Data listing
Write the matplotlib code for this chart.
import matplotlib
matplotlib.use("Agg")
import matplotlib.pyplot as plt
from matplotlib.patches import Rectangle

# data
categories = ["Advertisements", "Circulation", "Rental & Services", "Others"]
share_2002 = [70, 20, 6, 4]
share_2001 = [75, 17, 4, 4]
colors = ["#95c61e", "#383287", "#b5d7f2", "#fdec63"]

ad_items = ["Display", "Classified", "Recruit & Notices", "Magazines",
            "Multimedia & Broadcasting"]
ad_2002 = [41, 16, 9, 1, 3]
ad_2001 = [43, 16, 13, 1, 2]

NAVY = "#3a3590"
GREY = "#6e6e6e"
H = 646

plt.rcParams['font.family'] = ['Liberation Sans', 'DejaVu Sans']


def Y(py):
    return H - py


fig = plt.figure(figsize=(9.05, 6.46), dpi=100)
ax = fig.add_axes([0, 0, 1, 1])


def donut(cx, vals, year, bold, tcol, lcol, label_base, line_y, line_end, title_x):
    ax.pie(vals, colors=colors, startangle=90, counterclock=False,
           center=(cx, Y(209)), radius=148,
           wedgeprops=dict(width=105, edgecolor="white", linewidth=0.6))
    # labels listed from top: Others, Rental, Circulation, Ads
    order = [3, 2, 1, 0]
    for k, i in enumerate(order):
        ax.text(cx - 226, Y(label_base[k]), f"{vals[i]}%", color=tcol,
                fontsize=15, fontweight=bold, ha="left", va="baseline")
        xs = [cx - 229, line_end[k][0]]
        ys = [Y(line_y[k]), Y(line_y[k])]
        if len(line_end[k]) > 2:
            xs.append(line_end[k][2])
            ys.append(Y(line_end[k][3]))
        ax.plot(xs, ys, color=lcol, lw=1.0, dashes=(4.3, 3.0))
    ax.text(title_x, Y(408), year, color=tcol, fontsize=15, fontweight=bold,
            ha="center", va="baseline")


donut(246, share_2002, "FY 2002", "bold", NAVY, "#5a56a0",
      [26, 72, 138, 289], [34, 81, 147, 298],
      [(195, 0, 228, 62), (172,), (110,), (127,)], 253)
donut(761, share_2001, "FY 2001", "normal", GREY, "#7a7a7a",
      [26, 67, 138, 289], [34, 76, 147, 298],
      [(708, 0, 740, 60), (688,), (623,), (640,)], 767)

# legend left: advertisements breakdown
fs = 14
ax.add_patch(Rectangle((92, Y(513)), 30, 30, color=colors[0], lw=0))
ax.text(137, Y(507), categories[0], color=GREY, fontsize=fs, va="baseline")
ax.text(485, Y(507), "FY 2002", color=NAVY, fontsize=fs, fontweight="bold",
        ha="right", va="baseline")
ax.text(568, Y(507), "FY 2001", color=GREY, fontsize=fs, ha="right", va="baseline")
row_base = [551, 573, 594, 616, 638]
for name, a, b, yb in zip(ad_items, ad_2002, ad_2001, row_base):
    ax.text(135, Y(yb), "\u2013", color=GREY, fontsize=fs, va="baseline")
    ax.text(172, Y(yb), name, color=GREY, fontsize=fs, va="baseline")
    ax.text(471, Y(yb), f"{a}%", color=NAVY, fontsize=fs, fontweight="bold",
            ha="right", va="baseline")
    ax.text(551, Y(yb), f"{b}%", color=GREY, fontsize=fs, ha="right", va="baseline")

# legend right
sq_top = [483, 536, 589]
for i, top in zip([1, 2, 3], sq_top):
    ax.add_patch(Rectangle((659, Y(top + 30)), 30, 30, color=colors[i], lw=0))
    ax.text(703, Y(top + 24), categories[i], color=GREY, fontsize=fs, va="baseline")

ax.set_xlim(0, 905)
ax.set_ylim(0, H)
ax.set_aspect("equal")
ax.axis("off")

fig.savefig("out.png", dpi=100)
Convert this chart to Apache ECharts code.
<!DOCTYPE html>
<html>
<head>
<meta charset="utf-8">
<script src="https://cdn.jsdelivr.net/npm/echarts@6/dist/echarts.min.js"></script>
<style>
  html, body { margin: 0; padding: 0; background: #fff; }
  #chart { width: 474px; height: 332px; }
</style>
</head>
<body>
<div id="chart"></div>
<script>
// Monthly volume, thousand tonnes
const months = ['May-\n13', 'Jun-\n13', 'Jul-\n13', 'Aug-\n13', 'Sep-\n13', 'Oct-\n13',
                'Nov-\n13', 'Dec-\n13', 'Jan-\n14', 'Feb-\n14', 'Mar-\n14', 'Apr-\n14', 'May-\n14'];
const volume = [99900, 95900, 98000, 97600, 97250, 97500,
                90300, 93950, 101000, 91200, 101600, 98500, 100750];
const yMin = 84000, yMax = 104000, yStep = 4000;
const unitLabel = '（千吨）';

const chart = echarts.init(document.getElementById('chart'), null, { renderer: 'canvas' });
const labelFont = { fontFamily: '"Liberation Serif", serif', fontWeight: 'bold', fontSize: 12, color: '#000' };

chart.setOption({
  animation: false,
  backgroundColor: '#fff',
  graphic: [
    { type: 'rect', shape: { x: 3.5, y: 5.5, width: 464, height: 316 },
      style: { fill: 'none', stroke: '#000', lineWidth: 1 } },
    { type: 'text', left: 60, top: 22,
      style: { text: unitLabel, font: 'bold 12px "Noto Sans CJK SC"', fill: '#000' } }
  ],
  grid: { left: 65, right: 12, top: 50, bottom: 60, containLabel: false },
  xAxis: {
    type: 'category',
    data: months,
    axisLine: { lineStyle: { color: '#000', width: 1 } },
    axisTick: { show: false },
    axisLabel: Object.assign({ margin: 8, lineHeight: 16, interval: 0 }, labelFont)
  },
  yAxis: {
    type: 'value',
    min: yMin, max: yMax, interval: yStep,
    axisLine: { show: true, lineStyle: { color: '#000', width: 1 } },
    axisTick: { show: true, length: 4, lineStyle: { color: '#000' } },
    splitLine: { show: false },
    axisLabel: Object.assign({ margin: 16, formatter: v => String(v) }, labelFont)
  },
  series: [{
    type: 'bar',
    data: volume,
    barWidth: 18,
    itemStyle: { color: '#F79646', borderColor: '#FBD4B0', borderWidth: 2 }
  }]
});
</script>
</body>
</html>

_Exercise objective:_
Print the records above exactly as they appear.

_Task answer:_
Write the matplotlib code for this chart.
import matplotlib
matplotlib.use("Agg")
import matplotlib.pyplot as plt
from matplotlib.patches import Rectangle

# data
categories = ["Advertisements", "Circulation", "Rental & Services", "Others"]
share_2002 = [70, 20, 6, 4]
share_2001 = [75, 17, 4, 4]
colors = ["#95c61e", "#383287", "#b5d7f2", "#fdec63"]

ad_items = ["Display", "Classified", "Recruit & Notices", "Magazines",
            "Multimedia & Broadcasting"]
ad_2002 = [41, 16, 9, 1, 3]
ad_2001 = [43, 16, 13, 1, 2]

NAVY = "#3a3590"
GREY = "#6e6e6e"
H = 646

plt.rcParams['font.family'] = ['Liberation Sans', 'DejaVu Sans']


def Y(py):
    return H - py


fig = plt.figure(figsize=(9.05, 6.46), dpi=100)
ax = fig.add_axes([0, 0, 1, 1])


def donut(cx, vals, year, bold, tcol, lcol, label_base, line_y, line_end, title_x):
    ax.pie(vals, colors=colors, startangle=90, counterclock=False,
           center=(cx, Y(209)), radius=148,
           wedgeprops=dict(width=105, edgecolor="white", linewidth=0.6))
    # labels listed from top: Others, Rental, Circulation, Ads
    order = [3, 2, 1, 0]
    for k, i in enumerate(order):
        ax.text(cx - 226, Y(label_base[k]), f"{vals[i]}%", color=tcol,
                fontsize=15, fontweight=bold, ha="left", va="baseline")
        xs = [cx - 229, line_end[k][0]]
        ys = [Y(line_y[k]), Y(line_y[k])]
        if len(line_end[k]) > 2:
            xs.append(line_end[k][2])
            ys.append(Y(line_end[k][3]))
        ax.plot(xs, ys, color=lcol, lw=1.0, dashes=(4.3, 3.0))
    ax.text(title_x, Y(408), year, color=tcol, fontsize=15, fontweight=bold,
            ha="center", va="baseline")


donut(246, share_2002, "FY 2002", "bold", NAVY, "#5a56a0",
      [26, 72, 138, 289], [34, 81, 147, 298],
      [(195, 0, 228, 62), (172,), (110,), (127,)], 253)
donut(761, share_2001, "FY 2001", "normal", GREY, "#7a7a7a",
      [26, 67, 138, 289], [34, 76, 147, 298],
      [(708, 0, 740, 60), (688,), (623,), (640,)], 767)

# legend left: advertisements breakdown
fs = 14
ax.add_patch(Rectangle((92, Y(513)), 30, 30, color=colors[0], lw=0))
ax.text(137, Y(507), categories[0], color=GREY, fontsize=fs, va="baseline")
ax.text(485, Y(507), "FY 2002", color=NAVY, fontsize=fs, fontweight="bold",
        ha="right", va="baseline")
ax.text(568, Y(507), "FY 2001", color=GREY, fontsize=fs, ha="right", va="baseline")
row_base = [551, 573, 594, 616, 638]
for name, a, b, yb in zip(ad_items, ad_2002, ad_2001, row_base):
    ax.text(135, Y(yb), "\u2013", color=GREY, fontsize=fs, va="baseline")
    ax.text(172, Y(yb), name, color=GREY, fontsize=fs, va="baseline")
    ax.text(471, Y(yb), f"{a}%", color=NAVY, fontsize=fs, fontweight="bold",
            ha="right", va="baseline")
    ax.text(551, Y(yb), f"{b}%", color=GREY, fontsize=fs, ha="right", va="baseline")

# legend right
sq_top = [483, 536, 589]
for i, top in zip([1, 2, 3], sq_top):
    ax.add_patch(Rectangle((659, Y(top + 30)), 30, 30, color=colors[i], lw=0))
    ax.text(703, Y(top + 24), categories[i], color=GREY, fontsize=fs, va="baseline")

ax.set_xlim(0, 905)
ax.set_ylim(0, H)
ax.set_aspect("equal")
ax.axis("off")

fig.savefig("out.png", dpi=100)
Convert this chart to Apache ECharts code.
<!DOCTYPE html>
<html>
<head>
<meta charset="utf-8">
<script src="https://cdn.jsdelivr.net/npm/echarts@6/dist/echarts.min.js"></script>
<style>
  html, body { margin: 0; padding: 0; background: #fff; }
  #chart { width: 474px; height: 332px; }
</style>
</head>
<body>
<div id="chart"></div>
<script>
// Monthly volume, thousand tonnes
const months = ['May-\n13', 'Jun-\n13', 'Jul-\n13', 'Aug-\n13', 'Sep-\n13', 'Oct-\n13',
                'Nov-\n13', 'Dec-\n13', 'Jan-\n14', 'Feb-\n14', 'Mar-\n14', 'Apr-\n14', 'May-\n14'];
const volume = [99900, 95900, 98000, 97600, 97250, 97500,
                90300, 93950, 101000, 91200, 101600, 98500, 100750];
const yMin = 84000, yMax = 104000, yStep = 4000;
const unitLabel = '（千吨）';

const chart = echarts.init(document.getElementById('chart'), null, { renderer: 'canvas' });
const labelFont = { fontFamily: '"Liberation Serif", serif', fontWeight: 'bold', fontSize: 12, color: '#000' };

chart.setOption({
  animation: false,
  backgroundColor: '#fff',
  graphic: [
    { type: 'rect', shape: { x: 3.5, y: 5.5, width: 464, height: 316 },
      style: { fill: 'none', stroke: '#000', lineWidth: 1 } },
    { type: 'text', left: 60, top: 22,
      style: { text: unitLabel, font: 'bold 12px "Noto Sans CJK SC"', fill: '#000' } }
  ],
  grid: { left: 65, right: 12, top: 50, bottom: 60, containLabel: false },
  xAxis: {
    type: 'category',
    data: months,
    axisLine: { lineStyle: { color: '#000', width: 1 } },
    axisTick: { show: false },
    axisLabel: Object.assign({ margin: 8, lineHeight: 16, interval: 0 }, labelFont)
  },
  yAxis: {
    type: 'value',
    min: yMin, max: yMax, interval: yStep,
    axisLine: { show: true, lineStyle: { color: '#000', width: 1 } },
    axisTick: { show: true, length: 4, lineStyle: { color: '#000' } },
    splitLine: { show: false },
    axisLabel: Object.assign({ margin: 16, formatter: v => String(v) }, labelFont)
  },
  series: [{
    type: 'bar',
    data: volume,
    barWidth: 18,
    itemStyle: { color: '#F79646', borderColor: '#FBD4B0', borderWidth: 2 }
  }]
});
</script>
</body>
</html>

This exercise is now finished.